How to compute time complexity of a program if the time complexity of a function called inside a loop is known?

Question

This is the question-

Let $A[1,....,n]$ ba an array storing a bit $(1\,\,or\,\,0)$ at each location, and $f(m)$ is a function whose time complexity is $\theta(m)$. Consider the following program -

counter = 0;
for( i = 1; i <= n; i++)
{
    if(A[i] == 1)
        counter++;
    else
    {
        f(counter);
        counter = 0;
    }
}

Options are :

(A)$\Omega(n^2)$
(B)$\Omega(n\log n)$ and $O(n^2)$
(C)$\Theta(n)$
(D)$\mathcal{O}(n)$

The solution says - "Since it contains only one loop, so compute with linear complexity, hence the complexity will be $\Theta(n)$".

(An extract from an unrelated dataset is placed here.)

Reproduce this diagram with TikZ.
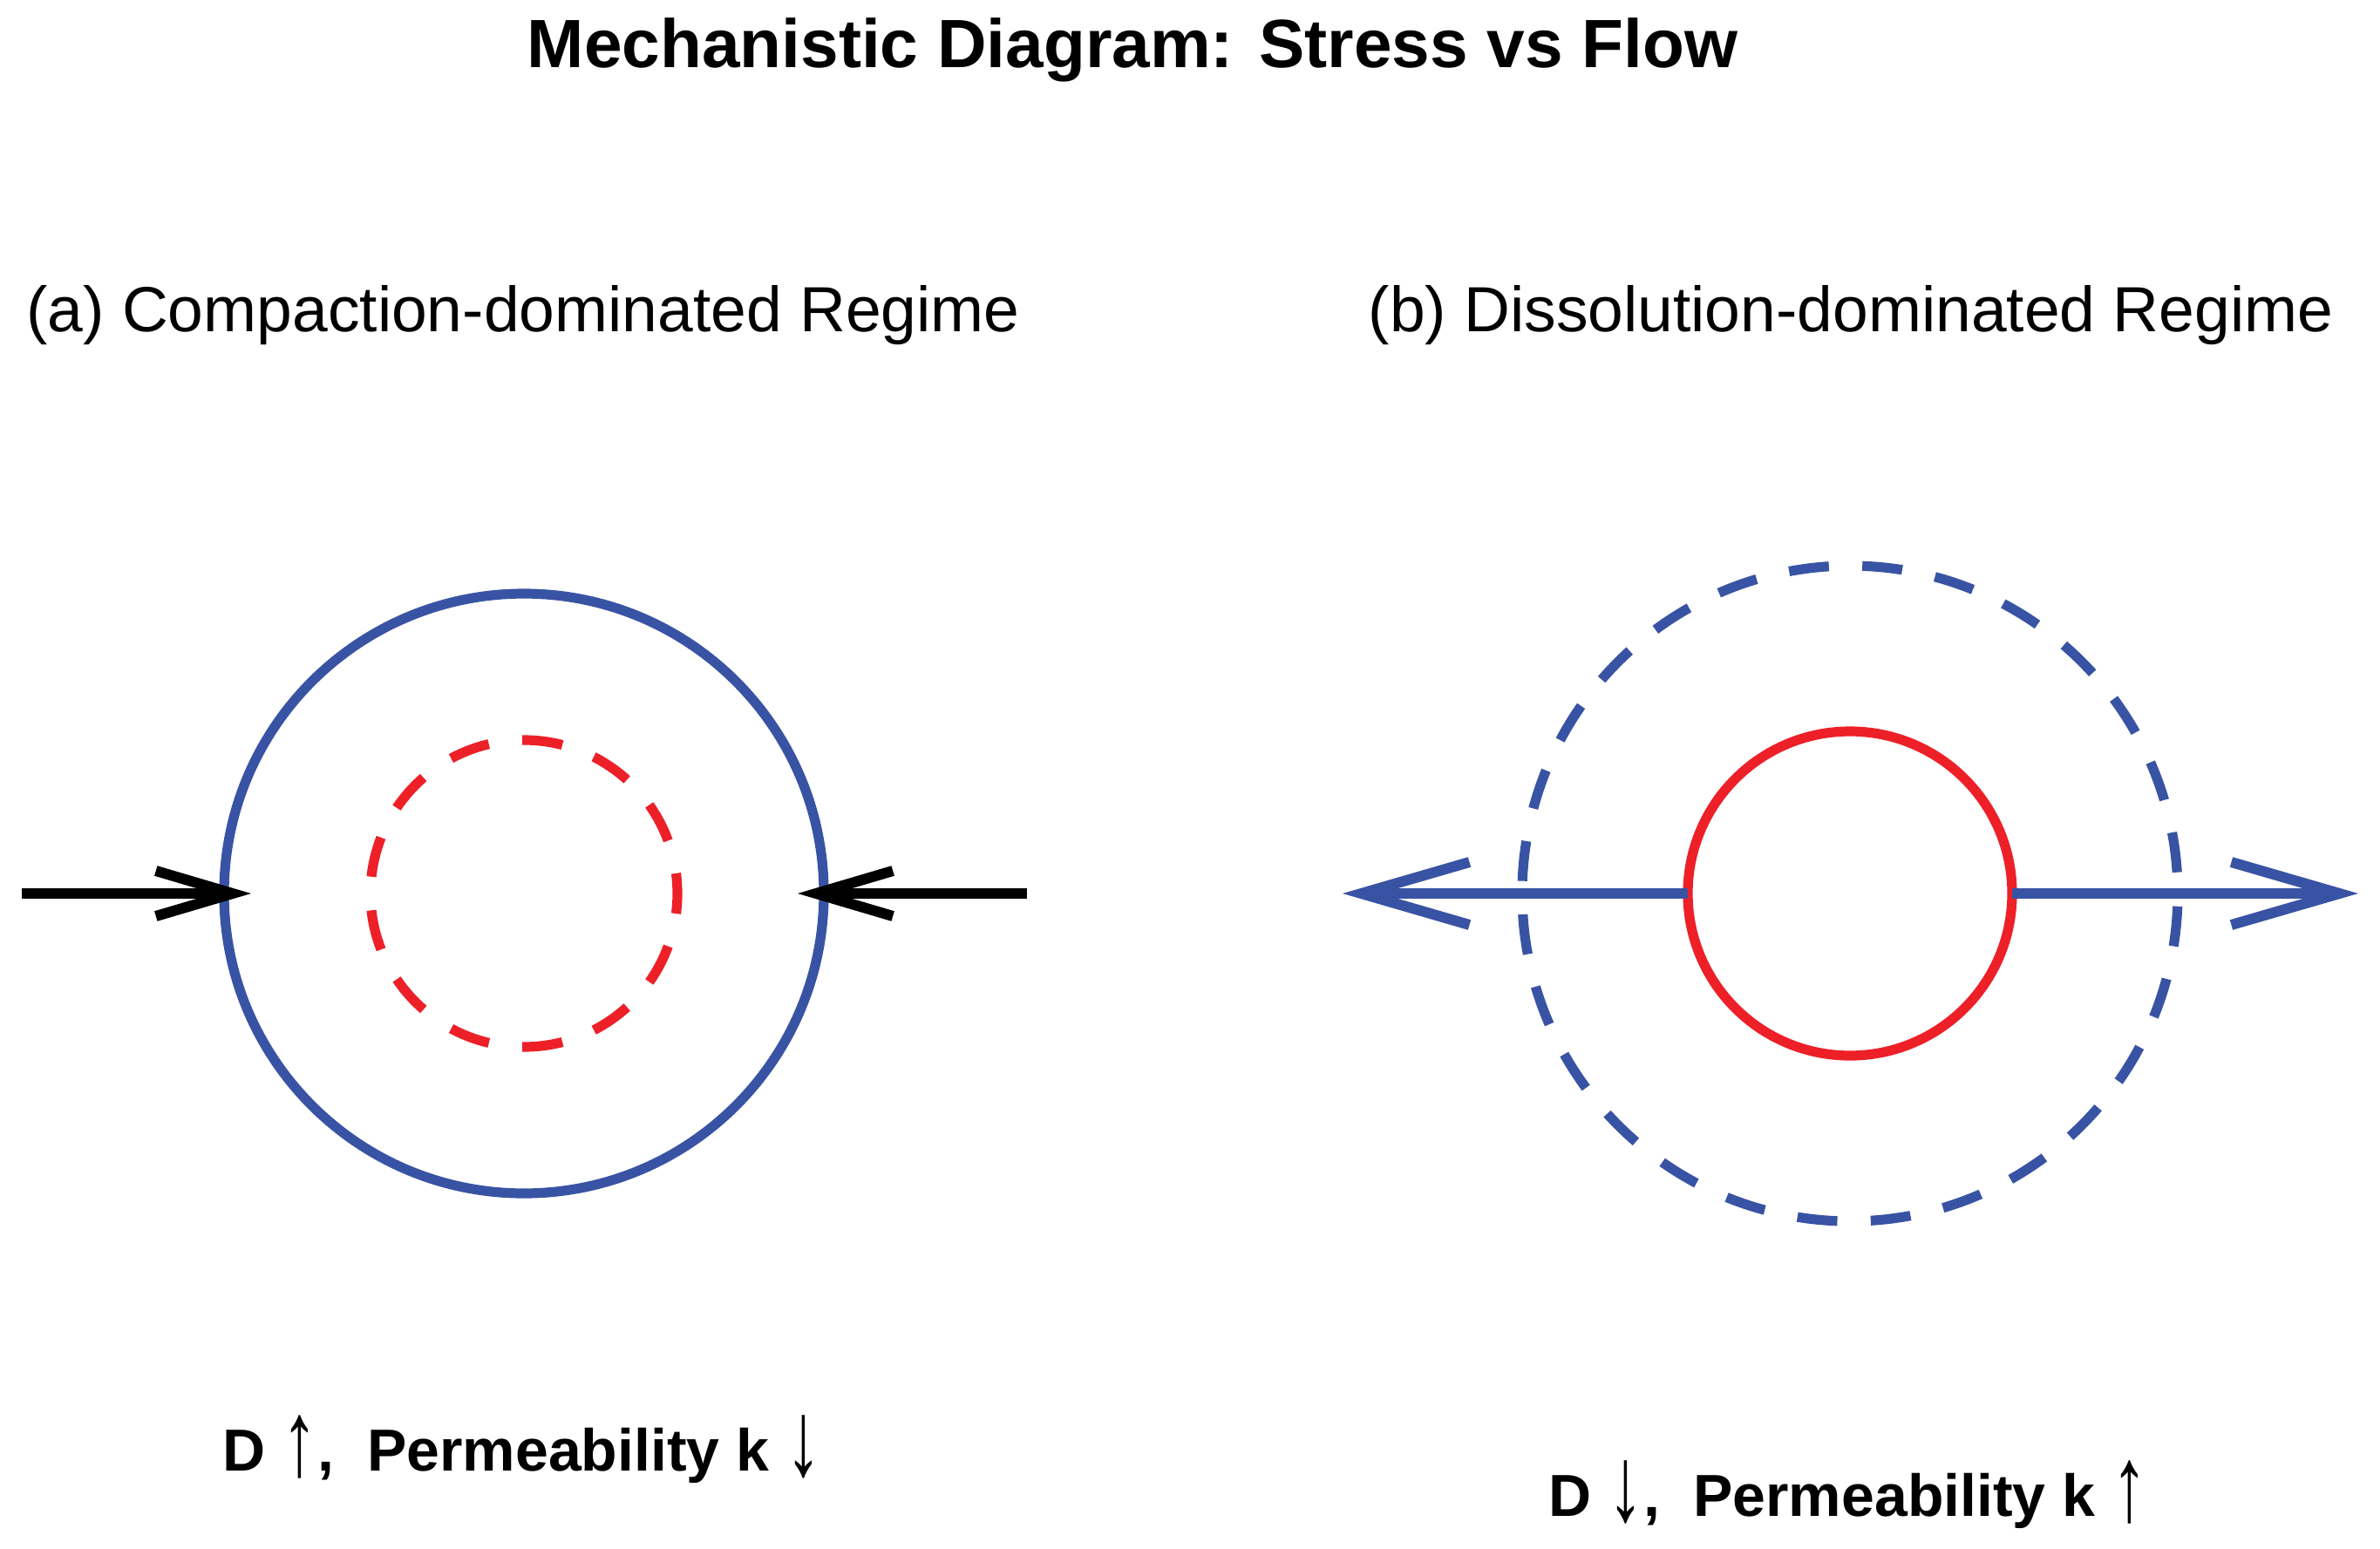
\documentclass[tikz,border=0pt]{standalone}
\usepackage{fontspec}
\usepackage{graphicx}
\setmainfont{Liberation Sans}
\usetikzlibrary{arrows.meta}
\definecolor{cblue}{RGB}{57,83,164}
\definecolor{cred}{RGB}{237,32,40}
\newcommand{\myup}{\raisebox{-0.08em}{\scalebox{1.2}[1.8]{↑}}}
\newcommand{\mydown}{\raisebox{-0.08em}{\scalebox{1.2}[1.8]{↓}}}
\begin{document}
\begin{tikzpicture}[x=0.25pt,y=-0.25pt,
  ring/.style={circle,inner sep=0pt,outer sep=0pt,line width=2.8pt},
  ttl/.style={anchor=base,inner sep=0pt,font=\fontsize{19.6}{22}\selectfont\bfseries},
  sub/.style={anchor=base,inner sep=0pt,font=\fontsize{18.3}{22}\selectfont},
  res/.style={anchor=base,inner sep=0pt,font=\fontsize{17}{20}\selectfont\bfseries},
  push/.style={line width=3pt,black,-{Straight Barb[length=22pt,width=13pt,line width=3pt]}},
  pull/.style={line width=3pt,cblue,-{Straight Barb[length=31pt,width=18pt,line width=3pt]}}]
\useasboundingbox[fill=white] (0,0) rectangle (2730,1777);
% texts
\node[ttl] (title) at (1299,78) {Mechanistic Diagram: Stress vs Flow};
\node[sub] (labA) at (600,380) {(a) Compaction-dominated Regime};
\node[sub] (labB) at (2123,380) {(b) Dissolution-dominated Regime};
\node[res] (resA) at (599,1687) {D \myup,\ \ Permeability k \mydown};
\node[res] (resB) at (2120,1739) {D \mydown,\ \ Permeability k \myup};
% panel (a)
\node[ring,draw=cblue,minimum size=172pt] (outerA) at (601,1025) {};
\node[ring,draw=cred,minimum size=88pt,dash pattern=on 11.6pt off 9.67pt,dash phase=5.8pt] (innerA) at (601,1025) {};
\coordinate (pushLs) at (25,1025);
\coordinate (pushLt) at (288,1025);
\coordinate (pushRs) at (1178,1025);
\coordinate (pushRt) at (915,1025);
\draw[push] (pushLs) -- (pushLt);
\draw[push] (pushRs) -- (pushRt);
% panel (b)
\node[ring,draw=cblue,minimum size=188pt,dash pattern=on 11.5pt off 9.59pt,dash phase=15pt] (outerB) at (2122,1025) {};
\node[ring,draw=cred,minimum size=93pt] (innerB) at (2122,1025) {};
\coordinate (pullLt) at (1540,1025);
\coordinate (pullRt) at (2705,1025);
\draw[pull] (innerB.west) -- (pullLt);
\draw[pull] (innerB.east) -- (pullRt);
\end{tikzpicture}
\end{document}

My doubt is, what if the time complexity of the function $f(m)$ was given to be $\theta(2^n)$ or of the order that grows in exponential time? Would the solution given in the book be correct in case of exponential time?

Answer 1

This is actually an example of amortized analysis. The easiest way to see what's going on is to separate $A$ as follows: $A=1^{n_1}01^{n_2}0\cdots1^{n_k}$. You can check that the function $f$ is called with arguments $n_1,n_2,\ldots,n_{k-1}$. Since $n_1+\cdots+n_k = n-(k-1)$, in particular $n_1+\cdots+n_{k-1} \leq n$, and so the total time spent running $f$ is $O(n_1+\cdots+n_{k-1}) = O(n)$. The time spent on executing the rest of the program is $\Theta(n)$, and so the total running time is $\Theta(n)$.

If we did want to use amortized analysis, the idea would be as follows. Suppose for simplicity that $f(m)$ runs in time $m$ (exactly). Each time the counter is incremented, we set aside another "time unit", and withdraw the time units set aside when $f$ is called. You can check that we always have enough time units in store. Under this scheme of accounting, incrementing the counter takes time $O(1)$, and calling $f(m)$ takes no time; this can only overestimate the actual running time (since we might have leftover time units). Therefore the total running time is $O(n)$.